Task requirements: Show all lines holding the string "this".

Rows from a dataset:
[start]

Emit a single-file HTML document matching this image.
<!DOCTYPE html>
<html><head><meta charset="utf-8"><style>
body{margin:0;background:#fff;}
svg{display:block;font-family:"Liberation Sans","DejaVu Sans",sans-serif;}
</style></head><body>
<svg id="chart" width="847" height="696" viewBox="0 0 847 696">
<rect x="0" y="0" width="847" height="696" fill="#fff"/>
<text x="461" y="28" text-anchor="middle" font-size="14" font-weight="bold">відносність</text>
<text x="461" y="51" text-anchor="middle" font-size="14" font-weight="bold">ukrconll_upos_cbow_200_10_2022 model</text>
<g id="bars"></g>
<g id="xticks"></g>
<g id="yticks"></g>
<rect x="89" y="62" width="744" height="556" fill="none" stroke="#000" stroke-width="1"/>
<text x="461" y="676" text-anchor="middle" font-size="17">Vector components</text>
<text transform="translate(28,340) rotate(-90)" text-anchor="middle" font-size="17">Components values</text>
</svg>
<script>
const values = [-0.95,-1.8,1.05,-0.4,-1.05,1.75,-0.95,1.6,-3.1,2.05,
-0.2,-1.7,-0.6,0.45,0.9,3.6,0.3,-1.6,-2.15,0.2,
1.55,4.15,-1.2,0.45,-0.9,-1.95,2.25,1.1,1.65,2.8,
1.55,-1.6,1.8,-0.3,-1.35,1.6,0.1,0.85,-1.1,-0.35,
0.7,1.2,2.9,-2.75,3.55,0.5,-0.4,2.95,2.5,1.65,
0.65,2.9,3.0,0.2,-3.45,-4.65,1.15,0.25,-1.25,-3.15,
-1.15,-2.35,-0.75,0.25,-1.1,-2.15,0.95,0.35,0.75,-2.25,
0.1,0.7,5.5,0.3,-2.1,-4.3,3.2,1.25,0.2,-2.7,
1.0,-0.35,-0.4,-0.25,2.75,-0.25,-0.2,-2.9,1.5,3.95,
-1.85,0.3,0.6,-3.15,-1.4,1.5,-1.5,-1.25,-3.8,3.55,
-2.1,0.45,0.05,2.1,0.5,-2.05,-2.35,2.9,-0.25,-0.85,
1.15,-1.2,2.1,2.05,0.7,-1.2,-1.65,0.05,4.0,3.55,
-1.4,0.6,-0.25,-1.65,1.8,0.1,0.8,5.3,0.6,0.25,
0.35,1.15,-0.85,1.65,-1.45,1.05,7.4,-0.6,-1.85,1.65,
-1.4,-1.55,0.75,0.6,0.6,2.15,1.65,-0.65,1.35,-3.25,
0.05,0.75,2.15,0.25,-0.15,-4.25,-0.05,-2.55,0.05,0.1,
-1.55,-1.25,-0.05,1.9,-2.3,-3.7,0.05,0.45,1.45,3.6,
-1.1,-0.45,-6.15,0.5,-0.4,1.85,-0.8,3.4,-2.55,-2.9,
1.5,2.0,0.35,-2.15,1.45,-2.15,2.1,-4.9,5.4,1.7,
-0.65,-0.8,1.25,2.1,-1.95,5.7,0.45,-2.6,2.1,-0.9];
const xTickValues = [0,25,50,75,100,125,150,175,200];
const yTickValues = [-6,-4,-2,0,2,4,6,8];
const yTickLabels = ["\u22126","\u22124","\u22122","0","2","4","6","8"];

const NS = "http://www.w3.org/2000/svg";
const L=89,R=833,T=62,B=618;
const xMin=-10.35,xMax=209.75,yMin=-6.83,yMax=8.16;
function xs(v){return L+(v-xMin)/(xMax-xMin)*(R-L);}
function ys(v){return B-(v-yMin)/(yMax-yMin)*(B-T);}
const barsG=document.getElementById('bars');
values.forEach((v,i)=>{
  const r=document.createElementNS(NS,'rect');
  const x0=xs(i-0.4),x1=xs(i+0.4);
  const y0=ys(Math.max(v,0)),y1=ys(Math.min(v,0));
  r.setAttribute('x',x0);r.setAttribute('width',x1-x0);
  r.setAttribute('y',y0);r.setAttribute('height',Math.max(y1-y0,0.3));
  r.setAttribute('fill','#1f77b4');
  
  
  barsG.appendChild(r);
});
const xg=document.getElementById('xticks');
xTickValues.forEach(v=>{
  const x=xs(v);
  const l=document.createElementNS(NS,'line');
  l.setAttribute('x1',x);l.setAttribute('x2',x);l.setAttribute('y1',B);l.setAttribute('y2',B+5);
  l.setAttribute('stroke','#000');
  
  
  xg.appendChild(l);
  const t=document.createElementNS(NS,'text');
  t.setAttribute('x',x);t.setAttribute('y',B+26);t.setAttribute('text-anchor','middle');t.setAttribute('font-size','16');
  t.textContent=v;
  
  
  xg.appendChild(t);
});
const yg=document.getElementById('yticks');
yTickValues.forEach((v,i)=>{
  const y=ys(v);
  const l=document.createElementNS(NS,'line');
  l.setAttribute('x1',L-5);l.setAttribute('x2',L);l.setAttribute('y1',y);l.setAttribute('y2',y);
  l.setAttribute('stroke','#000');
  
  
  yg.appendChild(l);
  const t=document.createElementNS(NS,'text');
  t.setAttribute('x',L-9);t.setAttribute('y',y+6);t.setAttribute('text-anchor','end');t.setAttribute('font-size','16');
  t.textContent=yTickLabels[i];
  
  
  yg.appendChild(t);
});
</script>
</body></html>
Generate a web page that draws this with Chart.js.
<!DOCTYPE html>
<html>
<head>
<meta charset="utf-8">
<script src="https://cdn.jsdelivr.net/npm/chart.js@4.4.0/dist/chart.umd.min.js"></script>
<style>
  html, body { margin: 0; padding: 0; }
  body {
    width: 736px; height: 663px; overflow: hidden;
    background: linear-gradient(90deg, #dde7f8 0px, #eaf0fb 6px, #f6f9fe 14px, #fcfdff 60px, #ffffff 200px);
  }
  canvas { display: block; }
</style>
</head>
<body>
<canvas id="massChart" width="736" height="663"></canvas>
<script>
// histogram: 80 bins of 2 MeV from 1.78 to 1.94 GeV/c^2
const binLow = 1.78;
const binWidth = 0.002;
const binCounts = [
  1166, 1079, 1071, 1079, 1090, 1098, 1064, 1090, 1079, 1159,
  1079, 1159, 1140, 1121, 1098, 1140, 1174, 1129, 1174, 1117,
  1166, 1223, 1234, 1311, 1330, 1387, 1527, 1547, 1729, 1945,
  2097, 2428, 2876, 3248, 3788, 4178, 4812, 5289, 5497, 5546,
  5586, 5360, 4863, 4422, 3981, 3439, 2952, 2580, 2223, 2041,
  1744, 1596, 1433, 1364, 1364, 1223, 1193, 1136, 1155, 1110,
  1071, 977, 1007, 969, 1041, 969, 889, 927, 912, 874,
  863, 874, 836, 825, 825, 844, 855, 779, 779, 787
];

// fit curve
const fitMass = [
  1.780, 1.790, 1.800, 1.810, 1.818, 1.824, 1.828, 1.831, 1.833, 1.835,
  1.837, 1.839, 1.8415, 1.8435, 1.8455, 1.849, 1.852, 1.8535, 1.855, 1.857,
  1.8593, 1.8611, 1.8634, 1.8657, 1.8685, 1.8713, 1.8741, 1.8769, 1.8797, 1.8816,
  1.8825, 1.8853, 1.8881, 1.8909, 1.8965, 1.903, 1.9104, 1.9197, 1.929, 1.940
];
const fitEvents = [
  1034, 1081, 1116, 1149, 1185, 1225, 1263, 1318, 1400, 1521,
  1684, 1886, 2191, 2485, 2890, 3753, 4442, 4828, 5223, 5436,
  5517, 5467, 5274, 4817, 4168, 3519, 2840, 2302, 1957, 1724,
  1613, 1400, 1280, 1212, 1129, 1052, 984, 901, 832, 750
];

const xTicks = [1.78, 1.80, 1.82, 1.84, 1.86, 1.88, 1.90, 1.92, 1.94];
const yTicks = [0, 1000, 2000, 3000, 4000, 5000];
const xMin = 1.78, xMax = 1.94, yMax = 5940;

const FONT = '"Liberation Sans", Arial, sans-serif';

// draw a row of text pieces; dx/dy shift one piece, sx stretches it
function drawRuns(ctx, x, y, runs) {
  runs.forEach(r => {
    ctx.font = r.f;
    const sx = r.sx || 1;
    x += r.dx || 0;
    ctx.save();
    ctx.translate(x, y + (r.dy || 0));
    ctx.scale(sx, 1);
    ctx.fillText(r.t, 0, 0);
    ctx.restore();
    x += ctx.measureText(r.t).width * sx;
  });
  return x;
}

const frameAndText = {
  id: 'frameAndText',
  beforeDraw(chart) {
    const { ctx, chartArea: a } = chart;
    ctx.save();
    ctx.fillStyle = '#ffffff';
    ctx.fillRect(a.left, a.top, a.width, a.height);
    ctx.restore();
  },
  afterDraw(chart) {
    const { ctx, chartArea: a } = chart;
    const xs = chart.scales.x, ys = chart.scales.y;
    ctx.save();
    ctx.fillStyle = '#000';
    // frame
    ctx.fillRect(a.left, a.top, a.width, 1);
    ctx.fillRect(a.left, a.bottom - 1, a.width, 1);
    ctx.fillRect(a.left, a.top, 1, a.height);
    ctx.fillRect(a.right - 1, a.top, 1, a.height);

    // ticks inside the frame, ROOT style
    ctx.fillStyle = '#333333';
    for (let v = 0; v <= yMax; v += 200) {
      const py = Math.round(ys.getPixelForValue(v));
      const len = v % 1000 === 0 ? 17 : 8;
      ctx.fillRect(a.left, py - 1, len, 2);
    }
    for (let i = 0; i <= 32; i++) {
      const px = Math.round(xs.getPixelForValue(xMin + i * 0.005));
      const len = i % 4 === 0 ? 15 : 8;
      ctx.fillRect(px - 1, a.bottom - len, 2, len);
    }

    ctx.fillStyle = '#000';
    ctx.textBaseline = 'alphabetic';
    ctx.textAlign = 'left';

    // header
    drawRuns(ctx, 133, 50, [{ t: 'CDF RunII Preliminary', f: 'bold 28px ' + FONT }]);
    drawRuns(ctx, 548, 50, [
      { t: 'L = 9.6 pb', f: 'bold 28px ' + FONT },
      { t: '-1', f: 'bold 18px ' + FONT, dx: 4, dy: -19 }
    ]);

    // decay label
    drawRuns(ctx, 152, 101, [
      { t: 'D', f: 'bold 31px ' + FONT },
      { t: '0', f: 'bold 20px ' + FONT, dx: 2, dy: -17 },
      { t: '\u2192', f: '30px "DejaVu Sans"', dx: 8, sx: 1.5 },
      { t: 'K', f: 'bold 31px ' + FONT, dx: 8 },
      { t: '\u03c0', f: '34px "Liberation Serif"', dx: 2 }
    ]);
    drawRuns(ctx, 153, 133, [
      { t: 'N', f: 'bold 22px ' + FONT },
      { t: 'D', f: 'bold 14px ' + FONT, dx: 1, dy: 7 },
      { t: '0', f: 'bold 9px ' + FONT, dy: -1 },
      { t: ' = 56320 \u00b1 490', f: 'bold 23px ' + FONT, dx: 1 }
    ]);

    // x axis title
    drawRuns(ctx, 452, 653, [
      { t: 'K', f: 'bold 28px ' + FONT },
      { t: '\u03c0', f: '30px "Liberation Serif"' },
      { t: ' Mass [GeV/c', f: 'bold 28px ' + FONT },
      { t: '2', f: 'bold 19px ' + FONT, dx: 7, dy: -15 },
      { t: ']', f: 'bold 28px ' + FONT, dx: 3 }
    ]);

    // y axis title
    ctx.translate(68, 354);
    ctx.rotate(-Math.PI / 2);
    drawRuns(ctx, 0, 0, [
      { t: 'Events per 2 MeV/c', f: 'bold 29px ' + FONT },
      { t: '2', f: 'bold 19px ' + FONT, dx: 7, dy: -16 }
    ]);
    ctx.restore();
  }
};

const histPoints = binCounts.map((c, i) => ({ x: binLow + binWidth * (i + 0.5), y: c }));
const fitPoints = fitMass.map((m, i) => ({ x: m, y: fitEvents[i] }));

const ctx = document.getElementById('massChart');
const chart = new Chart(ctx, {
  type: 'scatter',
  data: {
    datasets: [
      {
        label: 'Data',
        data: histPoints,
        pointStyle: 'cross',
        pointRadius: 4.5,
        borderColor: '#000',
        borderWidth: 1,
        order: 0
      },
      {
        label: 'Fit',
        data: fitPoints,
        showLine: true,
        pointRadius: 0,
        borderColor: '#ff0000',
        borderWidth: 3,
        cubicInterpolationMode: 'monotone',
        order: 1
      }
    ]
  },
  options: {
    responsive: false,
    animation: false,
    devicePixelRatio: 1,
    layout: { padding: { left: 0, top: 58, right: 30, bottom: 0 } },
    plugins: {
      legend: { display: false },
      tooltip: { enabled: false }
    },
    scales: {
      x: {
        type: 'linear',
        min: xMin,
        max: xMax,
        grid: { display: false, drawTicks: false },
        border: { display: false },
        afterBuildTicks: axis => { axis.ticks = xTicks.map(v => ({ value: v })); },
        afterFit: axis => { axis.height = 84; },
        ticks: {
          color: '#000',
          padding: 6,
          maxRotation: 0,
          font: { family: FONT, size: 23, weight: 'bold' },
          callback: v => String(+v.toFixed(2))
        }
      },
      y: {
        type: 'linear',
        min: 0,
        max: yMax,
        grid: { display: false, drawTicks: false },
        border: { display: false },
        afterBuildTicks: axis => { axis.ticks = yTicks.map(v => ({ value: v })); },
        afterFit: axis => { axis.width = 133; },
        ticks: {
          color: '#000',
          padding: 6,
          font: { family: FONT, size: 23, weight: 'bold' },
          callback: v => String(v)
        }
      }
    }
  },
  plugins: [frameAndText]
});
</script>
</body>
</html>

[end]

Expected output:
Emit a single-file HTML document matching this image.
Generate a web page that draws this with Chart.js.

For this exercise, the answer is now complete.